The cut is placed in such a manner that it both cuts swap/2 and the alternative of bubblesort/2.

This is a good example, where a "deep cut" (cutting deep into swap/2) still works somewhat nicely. However, such situations are very rare. Most of the time, the cut cuts too much. The largest majority of such programs is very brittle to use, even more so, if the second argument is given already. They are often not steadfast.

Ah, I almost missed it: Even in this program, we have bubblesort(nonlist,L) succeeding, or bubblesort([1|nonlist],L) which probably is not intended and leads to subtle programming errors.

There is also another reason why this program does not present the ideal logic programming style: The second rule of bubblesort/2 when read alone says: Everything is a sorted list`. To understand this, we have to read both rules at the same time and narrow it down to Everything but ....

In English, does this mean that bubble-sort needs to continue doing swaps until no more swaps are possible, but then needs to terminate? Or does it mean that every-time a successful swap has been done, there's no use backtracking over that success?

It is the first procedural meaning that applies here. And certainly, backtracking over the success to the second clause of bubblesort/2 would be an error.

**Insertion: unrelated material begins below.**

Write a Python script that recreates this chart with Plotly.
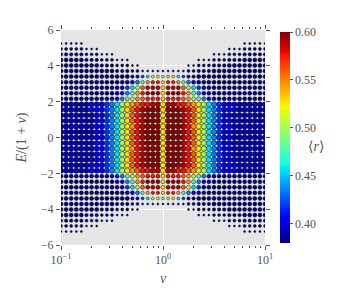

A further quite unintuitive detail which is not specific to the cut, is that in addition to numbers, the program also succeeds for expressions like bubblesort([1,1+1],L) which again might lead to subtle differences.

Answer 2

I just want to add that if-then-else is a far more appropriate language construct than !/0 to express the intention (and I know you did not choose !/0 on your own here):

bubblesort(List0, List) :-
        (   swap(List0, List1) ->
            bubblesort(List1, List)
        ;   List0 = List
        ).

You can change the -> to *-> to see alternative solutions of swap/2 as well, i.e., if you change this to:

bubblesort(List0, List) :-
        (   swap(List0, List1) *->
            bubblesort(List1, List)
        ;   List0 = List
        ).

Then you get for example:

?- bubblesort([5,7,3,6,8,9,2,6], Ascending).
Ascending = [2, 3, 5, 6, 6, 7, 8, 9] ;
Ascending = [2, 3, 5, 6, 6, 7, 8, 9] ;
Ascending = [2, 3, 5, 6, 6, 7, 8, 9] .

As you see, all of these lists are non-decreasing, as you already expected.